2. The electrostatic gas filter element of claim 1 wherein each of said two spaced and parallel bars carry a plurality of spacers and said length of multiwire metallic conductor is alternately and regularly wrapped in gaps between said spacers and extending across the space between said bars.

3. The electrostatic gas filter element of claim 1 wherein said second voltage has an amplitude in the kilovolt range.

4. The electrostatic gas filter element of claim 1 wherein the wires of said metallic conductor are braided according to a diamond pattern.
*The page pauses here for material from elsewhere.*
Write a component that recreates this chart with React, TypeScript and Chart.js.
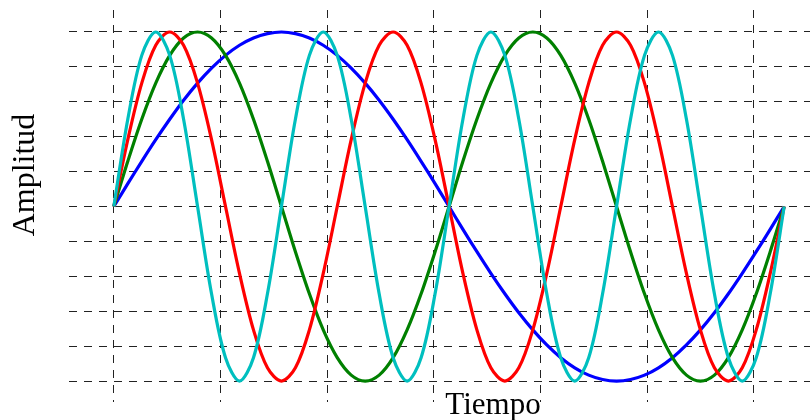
import { useEffect, useRef } from 'react';
import { Chart, registerables } from 'chart.js';

Chart.register(...registerables);

// Sample times (0 .. 2π)
const tiempo = [
  0, 0.131, 0.262, 0.393, 0.524, 0.654, 0.785, 0.916, 1.047, 1.178, 1.309, 1.44, 1.571,
  1.702, 1.833, 1.963, 2.094, 2.225, 2.356, 2.487, 2.618, 2.749, 2.88, 3.011, 3.142,
  3.272, 3.403, 3.534, 3.665, 3.796, 3.927, 4.058, 4.189, 4.32, 4.451, 4.581, 4.712,
  4.843, 4.974, 5.105, 5.236, 5.367, 5.498, 5.629, 5.76, 5.89, 6.021, 6.152, 6.283,
];

// Blue wave: one cycle
const onda1 = [
  0, 0.131, 0.259, 0.383, 0.5, 0.609, 0.707, 0.793, 0.866, 0.924, 0.966, 0.991, 1,
  0.991, 0.966, 0.924, 0.866, 0.793, 0.707, 0.609, 0.5, 0.383, 0.259, 0.131, 0,
  -0.131, -0.259, -0.383, -0.5, -0.609, -0.707, -0.793, -0.866, -0.924, -0.966, -0.991, -1,
  -0.991, -0.966, -0.924, -0.866, -0.793, -0.707, -0.609, -0.5, -0.383, -0.259, -0.131, 0,
];

// Green wave: two cycles
const onda2 = [
  0, 0.259, 0.5, 0.707, 0.866, 0.966, 1, 0.966, 0.866, 0.707, 0.5, 0.259, 0,
  -0.259, -0.5, -0.707, -0.866, -0.966, -1, -0.966, -0.866, -0.707, -0.5, -0.259, 0,
  0.259, 0.5, 0.707, 0.866, 0.966, 1, 0.966, 0.866, 0.707, 0.5, 0.259, 0,
  -0.259, -0.5, -0.707, -0.866, -0.966, -1, -0.966, -0.866, -0.707, -0.5, -0.259, 0,
];

// Red wave: three cycles
const onda3 = [
  0, 0.383, 0.707, 0.924, 1, 0.924, 0.707, 0.383, 0, -0.383, -0.707, -0.924, -1, -0.924, -0.707, -0.383,
  0, 0.383, 0.707, 0.924, 1, 0.924, 0.707, 0.383, 0, -0.383, -0.707, -0.924, -1, -0.924, -0.707, -0.383,
  0, 0.383, 0.707, 0.924, 1, 0.924, 0.707, 0.383, 0, -0.383, -0.707, -0.924, -1, -0.924, -0.707, -0.383,
  0,
];

// Cyan wave: four cycles
const onda4 = [
  0, 0.5, 0.866, 1, 0.866, 0.5, 0, -0.5, -0.866, -1, -0.866, -0.5,
  0, 0.5, 0.866, 1, 0.866, 0.5, 0, -0.5, -0.866, -1, -0.866, -0.5,
  0, 0.5, 0.866, 1, 0.866, 0.5, 0, -0.5, -0.866, -1, -0.866, -0.5,
  0, 0.5, 0.866, 1, 0.866, 0.5, 0, -0.5, -0.866, -1, -0.866, -0.5,
  0,
];

// Grid positions
const xTicks = [0, 1, 2, 3, 4, 5, 6];
const yTicks = [-1, -0.8, -0.6, -0.4, -0.2, 0, 0.2, 0.4, 0.6, 0.8, 1];

const xTitle = 'Tiempo';
const yTitle = 'Amplitud';

const serif = '"Liberation Serif", "Times New Roman", serif';

const axisTitles = {
  id: 'axisTitles',
  afterDraw(chart: any) {
    const { ctx, chartArea } = chart;
    ctx.save();
    ctx.fillStyle = '#000';
    ctx.textAlign = 'center';
    ctx.textBaseline = 'alphabetic';
    ctx.font = `31px ${serif}`;
    ctx.fillText(xTitle, chartArea.left + 424, chartArea.bottom + 12);
    ctx.font = `32px ${serif}`;
    ctx.translate(chartArea.left - 35, chartArea.top + 165);
    ctx.rotate(-Math.PI / 2);
    ctx.fillText(yTitle, 0, 0);
    ctx.restore();
  },
};

const toPoints = (ys: number[]) => tiempo.map((t, i) => ({ x: t, y: ys[i] }));

export default function App() {
  const canvasRef = useRef<HTMLCanvasElement | null>(null);

  useEffect(() => {
    document.body.style.margin = '0';
    const canvas = canvasRef.current;
    if (!canvas) return;

    const line = (data: number[], color: string, order: number) => ({
      data: toPoints(data),
      borderColor: color,
      backgroundColor: color,
      borderWidth: 3.2,
      pointRadius: 0,
      fill: false,
      tension: 0.33,
      order,
    });

    const grid = {
      color: '#222',
      lineWidth: 1,
      drawTicks: false,
    };

    const chart = new Chart(canvas, {
      type: 'line',
      data: {
        datasets: [
          line(onda1, '#0000ff', 4),
          line(onda2, '#008000', 3),
          line(onda3, '#ff0000', 2),
          line(onda4, '#00bfbf', 1),
        ],
      },
      options: {
        animation: false,
        responsive: false,
        devicePixelRatio: 1,
        layout: { padding: { left: 69, top: 10, right: 0, bottom: 18 } },
        plugins: {
          legend: { display: false },
          tooltip: { enabled: false },
        },
        scales: {
          x: {
            type: 'linear',
            min: -0.42,
            max: 6.525,
            afterBuildTicks: (s: any) => {
              s.ticks = xTicks.map((v) => ({ value: v }));
            },
            ticks: { display: false },
            grid,
            border: { display: false, dash: [8, 7] },
          },
          y: {
            type: 'linear',
            min: -1.12,
            max: 1.126,
            afterBuildTicks: (s: any) => {
              s.ticks = yTicks.map((v) => ({ value: v }));
            },
            ticks: { display: false },
            grid,
            border: { display: false, dash: [8, 7] },
          },
        },
      },
      plugins: [axisTitles],
    });

    return () => chart.destroy();
  }, []);

  return (
    <div style={{ width: 810, height: 420, background: '#fff' }}>
      <canvas ref={canvasRef} width={810} height={420} />
    </div>
  );
}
5. An electrostatic gas filter element to be positioned upstream of a collector element comprising: a duct; three planar electrode means in said duct, said electrode means being perpendicular to the axis from said duct and spaced from each other, whereby a first electrode means is disposed between the other two electrode means, each of said electrode means comprising a frame including two spaced and parallel bars of conducting material, a plurality of conductor engaging means fixed at regular intervals along said bars, a length of braided wire conductor laced on said engaging means to form an array of parallel conductors extending between said bars, the engaging means of the frame of said first electrode means being positioned with respect to the engaging means of the frame of at least one other of the planar electrode means so that their respective conductors are mutually offset with respect to the axis of said duct; means for applying a first voltage which sinusoidally varies about ground potential to said said first electrode means; and means for applying a second voltage which is unidirectional with respect to ground potential and has a substantially sawtooth waveform with a portion thereof having an A.C. ripple to both of said other two electrode means.